INSTRUCTIONS TO FOLLOW:
Sift the listing for lines that hold the string "chart" and pull them out.

______________________________

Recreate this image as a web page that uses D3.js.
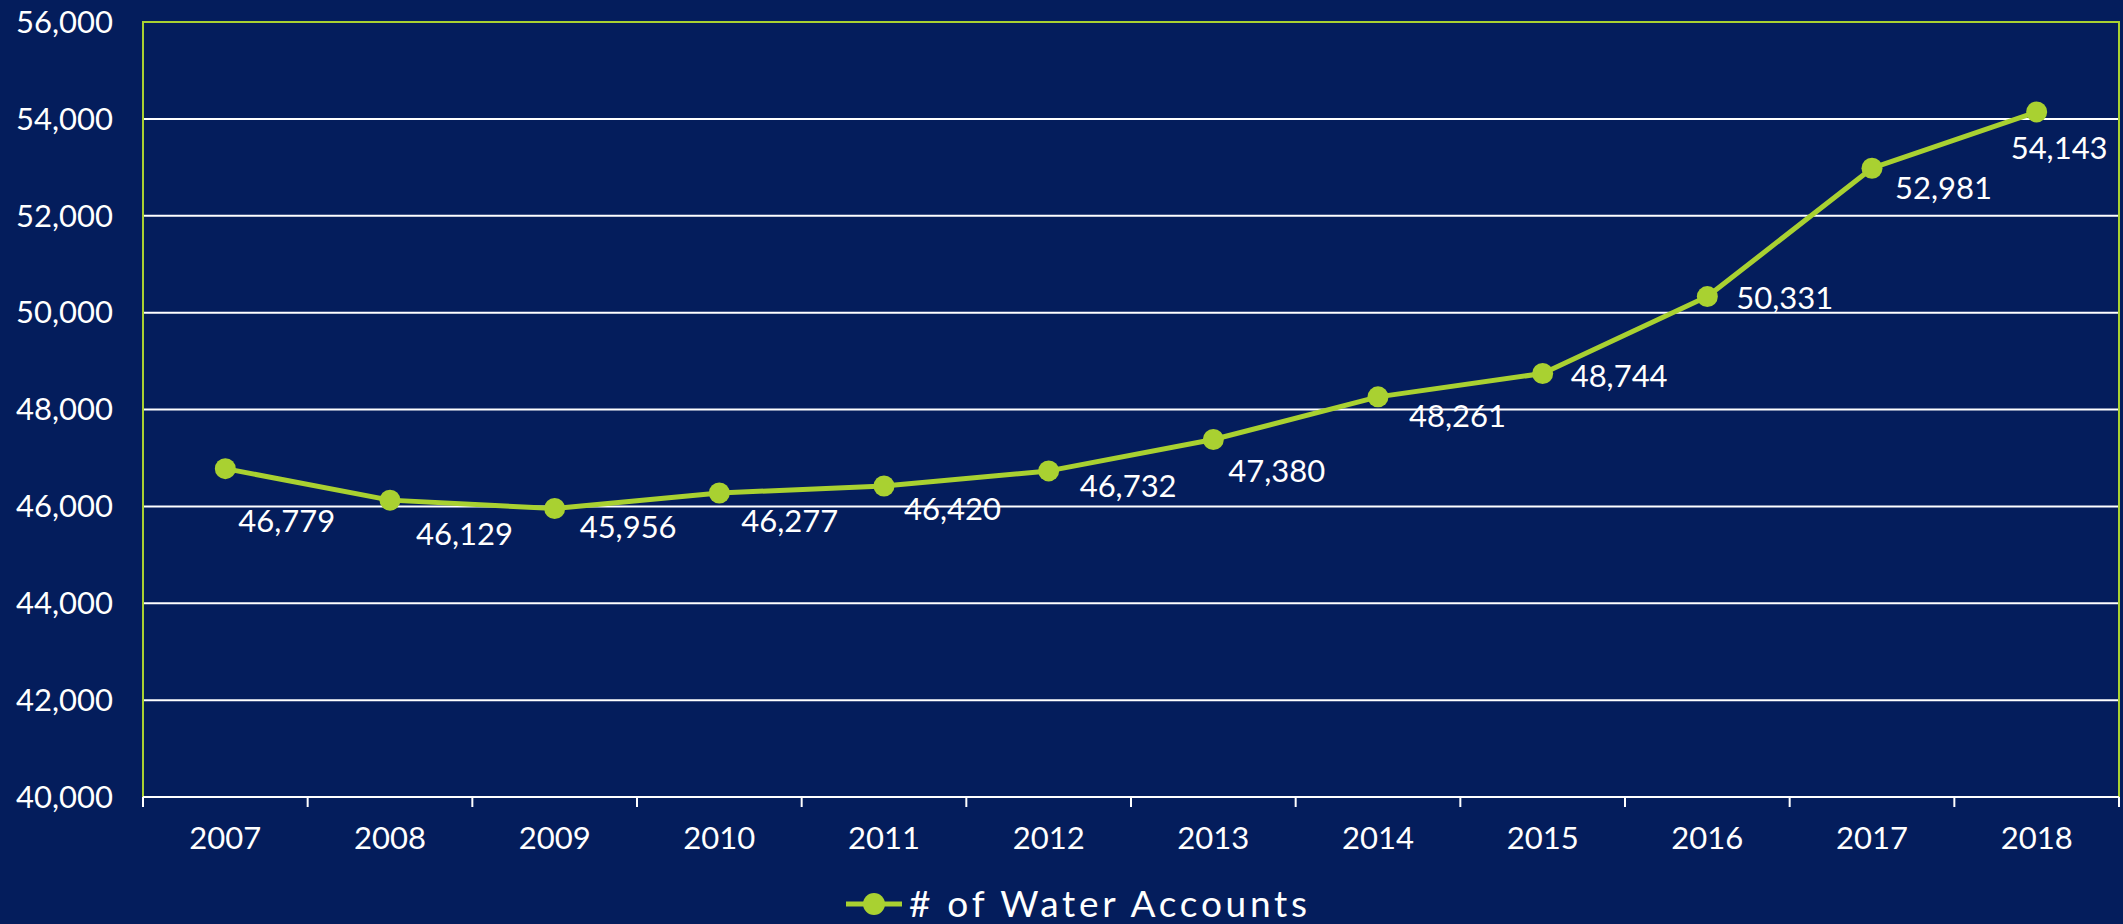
<!DOCTYPE html>
<meta charset="utf-8">
<script src="https://d3js.org/d3.v7.min.js"></script>
<style>
  html, body { margin: 0; padding: 0; background: #041d5c; }
  svg text { font-family: Lato, "Open Sans", sans-serif; fill: #fff; }
</style>
<div id="chart"></div>
<script>
  // data
  var years = ["2007", "2008", "2009", "2010", "2011", "2012", "2013", "2014", "2015", "2016", "2017", "2018"];
  var accounts = [46779, 46129, 45956, 46277, 46420, 46732, 47380, 48261, 48744, 50331, 52981, 54143];
  var yTicks = [40000, 42000, 44000, 46000, 48000, 50000, 52000, 54000, 56000];
  var seriesName = "# of Water Accounts";

  // label placement (pixels from point: left edge, baseline)
  var labelNudge = [[13, 63], [26, 45], [25, 29], [22, 39], [20, 34], [31, 26],
                    [15, 42], [31, 30], [28, 14], [29, 12], [23, 31], [-26, 47]];

  var width = 2123, height = 924;
  var margin = { top: 22, right: 4, bottom: 127, left: 143 };
  var green = "#a9d131";

  var svg = d3.select("#chart").append("svg")
    .attr("width", width)
    .attr("height", height);

  svg.append("rect").attr("width", width).attr("height", height).attr("fill", "#041d5c");

  var x = d3.scaleBand()
    .domain(years)
    .range([margin.left, width - margin.right]);

  var y = d3.scaleLinear()
    .domain([40000, 56000])
    .range([height - margin.bottom, margin.top]);

  var fmt = d3.format(",");

  // gridlines
  svg.append("g")
    .selectAll("line")
    .data(yTicks.filter(d => d > 40000 && d < 56000))
    .join("line")
    .attr("x1", margin.left)
    .attr("x2", width - margin.right)
    .attr("y1", d => y(d))
    .attr("y2", d => y(d))
    .attr("stroke", "#fff")
    .attr("stroke-width", 2);

  // plot border (top, left, right) in green
  svg.append("path")
    .attr("d", `M${margin.left},${height - margin.bottom} V${margin.top} H${width - margin.right} V${height - margin.bottom}`)
    .attr("fill", "none")
    .attr("stroke", green)
    .attr("stroke-width", 2);

  // y labels
  svg.append("g")
    .selectAll("text")
    .data(yTicks)
    .join("text")
    .attr("x", margin.left - 30)
    .attr("y", d => y(d))
    .attr("dy", "0.35em")
    .attr("text-anchor", "end")
    .style("font-size", "31px")
    .text(d => fmt(d));

  // x axis
  var xAxis = svg.append("g")
    .attr("transform", `translate(0,${height - margin.bottom})`);
  xAxis.append("line")
    .attr("x1", margin.left).attr("x2", width - margin.right)
    .attr("stroke", "#fff").attr("stroke-width", 2);
  var bounds = years.map(d => x(d)).concat([x.range()[1]]);
  xAxis.selectAll("line.tick")
    .data(bounds)
    .join("line")
    .attr("class", "tick")
    .attr("x1", d => d).attr("x2", d => d)
    .attr("y1", 0).attr("y2", 10)
    .attr("stroke", "#fff").attr("stroke-width", 2);
  xAxis.selectAll("text")
    .data(years)
    .join("text")
    .attr("x", d => x(d) + x.bandwidth() / 2)
    .attr("y", 52)
    .attr("text-anchor", "middle")
    .style("font-size", "31px")
    .text(d => d);

  var pts = years.map((d, i) => ({ year: d, value: accounts[i], i: i }));
  var cx = d => x(d.year) + x.bandwidth() / 2;

  var line = d3.line()
    .x(cx)
    .y(d => y(d.value));

  svg.append("path")
    .datum(pts)
    .attr("d", line)
    .attr("fill", "none")
    .attr("stroke", green)
    .attr("stroke-width", 5)
    .attr("stroke-linejoin", "round");

  svg.append("g")
    .selectAll("circle")
    .data(pts)
    .join("circle")
    .attr("cx", cx)
    .attr("cy", d => y(d.value))
    .attr("r", 10.5)
    .attr("fill", green);

  svg.append("g")
    .selectAll("text")
    .data(pts)
    .join("text")
    .attr("x", d => cx(d) + labelNudge[d.i][0])
    .attr("y", d => y(d.value) + labelNudge[d.i][1])
    .style("font-size", "31px")
    .text(d => fmt(d.value));

  // legend
  var lg = svg.append("g").attr("transform", "translate(846,904)");
  lg.append("line").attr("x1", 0).attr("x2", 56)
    .attr("stroke", green).attr("stroke-width", 5);
  lg.append("circle").attr("cx", 28).attr("r", 11).attr("fill", green);
  lg.append("text")
    .attr("x", 63)
    .attr("y", 13)
    .attr("textLength", 398)
    .attr("lengthAdjust", "spacing")
    .style("font-size", "37px")
    .text(seriesName);
</script>
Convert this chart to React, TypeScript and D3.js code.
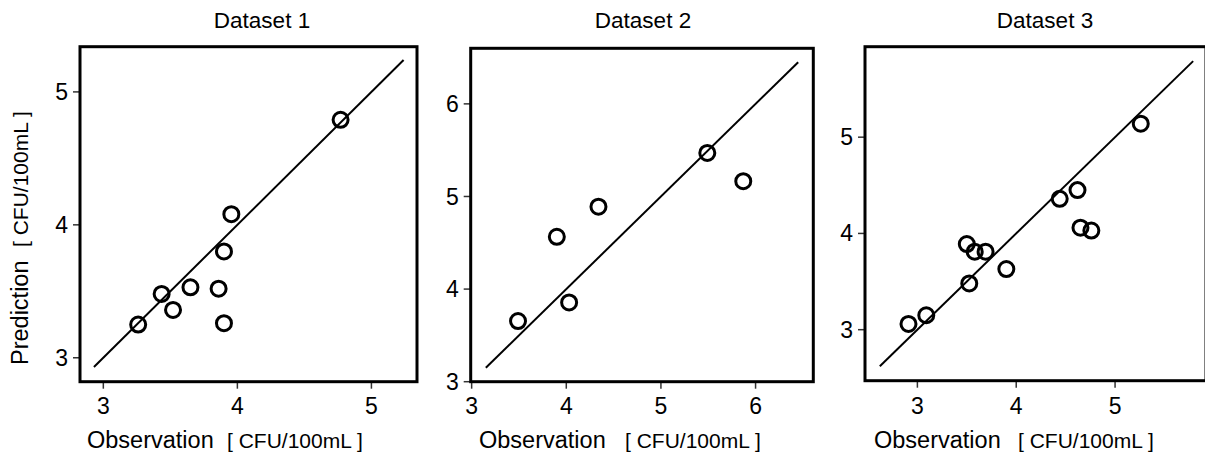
import React from "react";
import * as d3 from "d3";

// Observed vs predicted concentrations for three datasets
const obs1 = [3.26, 3.435, 3.52, 3.65, 3.86, 3.9, 3.9, 3.955, 4.77];
const pred1 = [3.25, 3.48, 3.36, 3.53, 3.52, 3.8, 3.26, 4.08, 4.79];

const obs2 = [3.49, 3.9, 4.03, 4.34, 5.49, 5.87];
const pred2 = [3.655, 4.565, 3.856, 4.89, 5.47, 5.165];

const obs3 = [2.91, 3.09, 3.5, 3.58, 3.69, 3.525, 3.9, 4.44, 4.62, 4.65, 4.76, 5.26];
const pred3 = [3.06, 3.15, 3.89, 3.81, 3.81, 3.48, 3.63, 4.36, 4.45, 4.06, 4.03, 5.14];

const titles = ["Dataset 1", "Dataset 2", "Dataset 3"];
const ticks1 = [3, 4, 5];
const ticks2 = [3, 4, 5, 6];
const ticks3 = [3, 4, 5];

// 1:1 reference line extents
const line1 = [2.93, 5.24];
const line2 = [3.15, 6.45];
const line3 = [2.62, 5.79];

const xLabel = "Observation";
const yLabel = "Prediction";
const unitLabel = "[ CFU/100mL ]";

const FONT = "'Liberation Sans', Arial, Helvetica, sans-serif";

type PanelProps = {
  box: [number, number, number, number]; // left, right, top, bottom
  xDom: [number, number];
  yDom: [number, number];
  ticks: number[];
  obs: number[];
  pred: number[];
  line: number[];
  title: string;
  titleX: number;
  xLabelX: number;
  unitX: number;
};

function Panel(p: PanelProps) {
  const [l, r, t, b] = p.box;
  const x = d3.scaleLinear().domain(p.xDom).range([l, r]);
  const y = d3.scaleLinear().domain(p.yDom).range([b, t]);
  const xt = p.ticks.filter((v) => v >= p.xDom[0] - 0.02 && v <= p.xDom[1]);
  const yt = p.ticks.filter((v) => v >= p.yDom[0] - 0.02 && v <= p.yDom[1]);
  const tickLen = 7;
  return (
    <g>
      <text x={p.titleX} y={28} textAnchor="middle" fontSize={22.5} fontFamily={FONT}>
        {p.title}
      </text>
      {xt.map((v) => (
        <g key={"x" + v}>
          <line x1={x(v)} x2={x(v)} y1={b} y2={b + tickLen} stroke="#333" strokeWidth={1.5} />
          <text x={x(v)} y={414} textAnchor="middle" fontSize={23} fontFamily={FONT}>
            {v}
          </text>
        </g>
      ))}
      {yt.map((v) => (
        <g key={"y" + v}>
          <line x1={l - tickLen} x2={l} y1={y(v)} y2={y(v)} stroke="#333" strokeWidth={1.5} />
          <text x={l - 12} y={y(v)} dy="0.35em" textAnchor="end" fontSize={23} fontFamily={FONT}>
            {v}
          </text>
        </g>
      ))}
      <line
        x1={x(p.line[0])}
        y1={y(p.line[0])}
        x2={x(p.line[1])}
        y2={y(p.line[1])}
        stroke="#000"
        strokeWidth={2}
      />
      {p.obs.map((v, i) => (
        <circle key={i} cx={x(v)} cy={y(p.pred[i])} r={7.5} fill="none" stroke="#000" strokeWidth={3} />
      ))}
      <rect x={l} y={t} width={r - l} height={b - t} fill="none" stroke="#000" strokeWidth={3} />
      <text x={p.xLabelX} y={448} fontSize={23.5} fontFamily={FONT}>
        {xLabel}
      </text>
      <text x={p.unitX} y={448} fontSize={21} fontFamily={FONT}>
        {unitLabel}
      </text>
    </g>
  );
}

export default function App() {
  return (
    <svg
      width={1205}
      height={457}
      style={{ position: "absolute", left: 0, top: 0, background: "#fff" }}
    >
      <rect width={1205} height={457} fill="#fff" />
      <Panel
        box={[80, 417, 46.7, 381.7]}
        xDom={[2.826, 5.34]}
        yDom={[2.82, 5.34]}
        ticks={ticks1}
        obs={obs1}
        pred={pred1}
        line={line1}
        title={titles[0]}
        titleX={262}
        xLabelX={87}
        unitX={227}
      />
      <Panel
        box={[470.7, 813.3, 48.3, 381.7]}
        xDom={[2.99, 6.61]}
        yDom={[3.0, 6.6]}
        ticks={ticks2}
        obs={obs2}
        pred={pred2}
        line={line2}
        title={titles[1]}
        titleX={643}
        xLabelX={479}
        unitX={625}
      />
      <Panel
        box={[865, 1206, 46.7, 380.7]}
        xDom={[2.47, 5.92]}
        yDom={[2.47, 5.94]}
        ticks={ticks3}
        obs={obs3}
        pred={pred3}
        line={line3}
        title={titles[2]}
        titleX={1045}
        xLabelX={874}
        unitX={1018}
      />
      <g transform="translate(28,365) rotate(-90)">
        <text x={0} y={0} fontSize={23.5} fontFamily={FONT}>
          {yLabel}
        </text>
        <text x={118} y={0} fontSize={21} fontFamily={FONT}>
          {unitLabel}
        </text>
      </g>
    </svg>
  );
}
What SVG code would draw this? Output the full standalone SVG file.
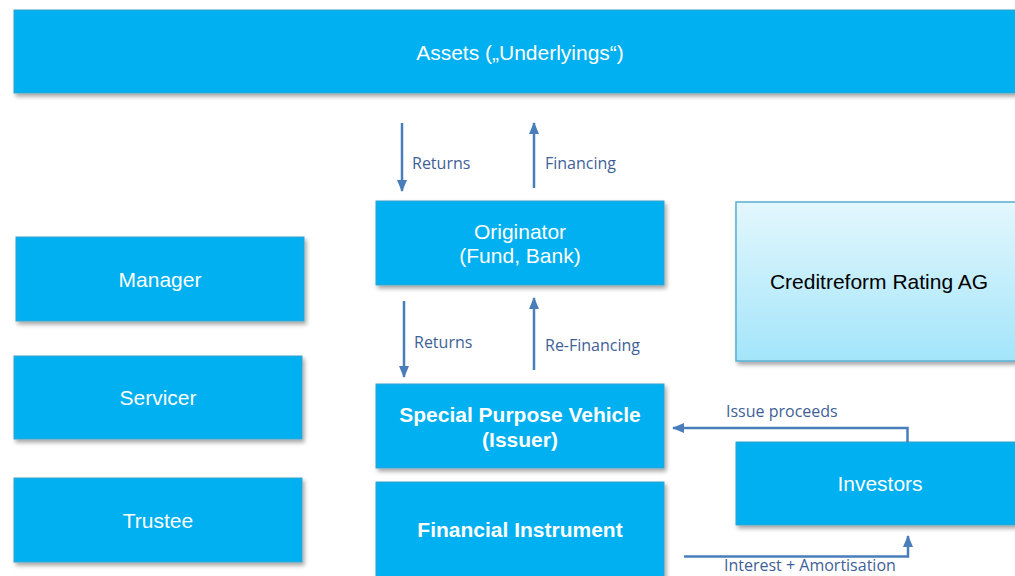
<svg xmlns="http://www.w3.org/2000/svg" width="1015" height="576" viewBox="0 0 1015 576">
<defs>
<filter id="sh" x="-10%" y="-10%" width="130%" height="140%">
<feDropShadow dx="2" dy="3" stdDeviation="2" flood-color="#000" flood-opacity="0.35"/>
</filter>
<linearGradient id="cg" x1="0" y1="0" x2="0" y2="1">
<stop offset="0" stop-color="#e3f7fd"/>
<stop offset="1" stop-color="#a3e5fa"/>
</linearGradient>
<marker id="ah" markerUnits="userSpaceOnUse" markerWidth="12" markerHeight="12" viewBox="0 0 12 12" refX="11" refY="6" orient="auto">
<path d="M0,1 L12,6 L0,11 Z" fill="#4a7ebb"/>
</marker>
<style>
.box{fill:#00b0f0;stroke:#3aa3cc;stroke-width:1;filter:url(#sh)}
.t{font-family:"Liberation Sans",Arial,sans-serif;font-size:21px;fill:#fff;text-anchor:middle}
.b{font-weight:bold}
.lbl{font-family:"Open Sans","Liberation Sans",sans-serif;font-size:16px;fill:#3f5f98}
.ar{fill:none;stroke:#4a7ebb;stroke-width:2.5;marker-end:url(#ah)}
</style>
</defs>
<rect width="1015" height="576" fill="#fff"/>
<g id="assets"><rect class="box" x="14" y="10" width="1010" height="83"/><text class="t" x="520" y="60">Assets („Underlyings“)</text></g>
<g id="originator"><rect class="box" x="376" y="201" width="288" height="84"/><text class="t" x="520" y="239">Originator</text><text class="t" x="520" y="263">(Fund, Bank)</text></g>
<g id="creditreform"><rect x="736" y="202" width="290" height="159" fill="url(#cg)" stroke="#5aaecf" stroke-width="1.5" filter="url(#sh)"/><text class="t" x="879" y="289" style="fill:#000">Creditreform Rating AG</text></g>
<g id="manager"><rect class="box" x="16" y="237" width="288" height="84"/><text class="t" x="160" y="287">Manager</text></g>
<g id="servicer"><rect class="box" x="14" y="356" width="288" height="83"/><text class="t" x="158" y="405">Servicer</text></g>
<g id="trustee"><rect class="box" x="14" y="478" width="288" height="84"/><text class="t" x="158" y="528">Trustee</text></g>
<g id="spv"><rect class="box" x="376" y="384" width="288" height="84"/><text class="t b" x="520" y="422">Special Purpose Vehicle</text><text class="t b" x="520" y="447">(Issuer)</text></g>
<g id="instrument"><rect class="box" x="376" y="482" width="288" height="110"/><text class="t b" x="520" y="537">Financial Instrument</text></g>
<g id="investors"><rect class="box" x="736" y="442" width="290" height="83"/><text class="t" x="880" y="491">Investors</text></g>
<g id="connectors">
<line class="ar" x1="402" y1="123" x2="402" y2="191"/>
<line class="ar" x1="534" y1="188" x2="534" y2="123"/>
<line class="ar" x1="404" y1="301" x2="404" y2="377"/>
<line class="ar" x1="534" y1="370" x2="534" y2="298"/>
<polyline class="ar" points="907.5,442 907.5,428 673,428"/>
<polyline class="ar" points="684,556.5 908,556.5 908,536"/>
<text class="lbl" x="412" y="169">Returns</text>
<text class="lbl" x="545" y="169">Financing</text>
<text class="lbl" x="414" y="348">Returns</text>
<text class="lbl" x="545" y="351">Re-Financing</text>
<text class="lbl" x="726" y="417">Issue proceeds</text>
<text class="lbl" x="724" y="571">Interest + Amortisation</text>
</g>
</svg>
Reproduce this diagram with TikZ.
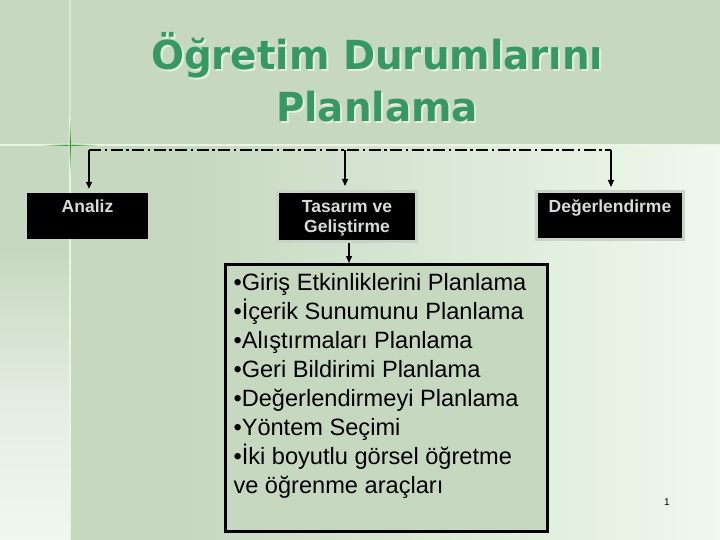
\documentclass[tikz,border=0pt]{standalone}
\usepackage{fontspec}
\setmainfont{Liberation Sans}
\newfontfamily\titlefont[FakeStretch=0.97]{DejaVu Sans}
\usetikzlibrary{arrows.meta}
\definecolor{bgA}{RGB}{198,216,192}
\definecolor{bgB}{RGB}{239,249,238}
\definecolor{bgM}{RGB}{226,236,224}
\definecolor{tgreen}{RGB}{56,152,100}
\definecolor{tshadow}{RGB}{228,238,224}
\definecolor{boxtxt}{RGB}{216,220,216}
\definecolor{frameC}{RGB}{202,212,198}
\definecolor{lineC}{RGB}{234,246,228}
\definecolor{spark}{RGB}{40,140,30}
\newcommand{\shadowtext}[1]{\rlap{\hspace{2pt}\raisebox{-2pt}{\color{tshadow}#1}}#1}
\tikzset{
  blackbox/.style={fill=black, text=boxtxt, inner sep=0pt, font=\fontsize{17.5}{21}\selectfont\bfseries},
  framed/.style={draw=frameC, line width=3pt},
  listbox/.style={fill=bgA, draw=black, line width=3pt, inner xsep=8pt, inner ysep=0pt, font=\fontsize{23.6}{29}\selectfont},
  titletxt/.style={font=\titlefont\bfseries\fontsize{40}{52}\selectfont, anchor=base, text=tgreen},
  dashbar/.style={line width=2.4pt, dash pattern=on 12pt off 3.5pt on 2.5pt off 3.5pt},
  arr/.style={line width=1.3pt, -{Triangle[length=7pt,width=6pt]}}
}
\begin{document}
\begin{tikzpicture}[x=1pt,y=1pt]
\useasboundingbox (0,0) rectangle (720,-540);
% background
\fill[bgA] (0,0) rectangle (720,-145);
\fill[bgA] (0,-145) rectangle (70,-250);
\shade[top color=bgA, bottom color=bgB, middle color=bgM] (0,-250) rectangle (70,-540);
\fill[bgA] (70,-145) rectangle (180,-540);
\shade[left color=bgA, right color=bgB] (180,-145) rectangle (720,-540);
% decorative lines
\draw[lineC, line width=1.8pt, opacity=0.5] (70,0) -- (70,-120);
\draw[lineC, line width=1.8pt] (70,-120) -- (70,-540);
\draw[lineC, line width=1.8pt] (0,-145) -- (720,-145);
\shade[inner color=spark, outer color=lineC] (70,-145) ellipse (32 and 1.3);
\shade[inner color=spark, outer color=lineC] (70,-145) ellipse (1.3 and 30);
% title
\node[titletxt] (title1) at (377,-70) {\shadowtext{Öğretim Durumlarını}};
\node[titletxt] (title2) at (377,-122) {\shadowtext{Planlama}};
% boxes
\node[blackbox, minimum width=121pt, minimum height=46pt] (an) at (87.5,-216)
  {\parbox[c][46pt][t]{121pt}{\centering\rule{0pt}{19pt}Analiz}};
\node[blackbox, framed, minimum width=139pt, minimum height=50pt] (ta) at (347,-216.5)
  {\parbox[c][50pt][t]{139pt}{\centering\rule{0pt}{20.5pt}Tasarım ve\\Geliştirme}};
\node[blackbox, framed, minimum width=147pt, minimum height=48pt] (de) at (610,-215.5)
  {\parbox[c][48pt][t]{147pt}{\centering\rule{0pt}{20.5pt}Değerlendirme}};
\node[listbox, minimum width=322pt, minimum height=267pt] (li) at (386.5,-398)
  {\parbox[c][267pt][t]{306pt}{\raggedright\rule{0pt}{25.5pt}•Giriş Etkinliklerini Planlama\\
  •İçerik Sunumunu Planlama\\
  •Alıştırmaları Planlama\\
  •Geri Bildirimi Planlama\\
  •Değerlendirmeyi Planlama\\
  •Yöntem Seçimi\\
  •İki boyutlu görsel öğretme\\
  ve öğrenme araçları}};
% connectors
\coordinate (barL) at (89,-150);
\coordinate (barM) at (345,-150);
\coordinate (barR) at (611,-150);
\draw[dashbar] (barL) -- (barR);
\draw[arr, shorten >=4pt] (barL) -- (barL |- an.north);
\draw[arr, shorten >=4pt] (barM) -- (barM |- ta.north);
\draw[arr, shorten >=3pt] (barR) -- (barR |- de.north);
\draw[arr] ([xshift=2pt]ta.south) -- ([xshift=2pt]ta.south |- li.north);
% page number
\node[font=\fontsize{10}{12}\selectfont, anchor=base] (pg) at (667,-505) {1};
\end{tikzpicture}
\end{document}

______________________________

CORRECT OUTPUT:
<div id="chart"></div>
  var svg = d3.select("#chart").append("svg")
Convert this chart to React, TypeScript and D3.js code.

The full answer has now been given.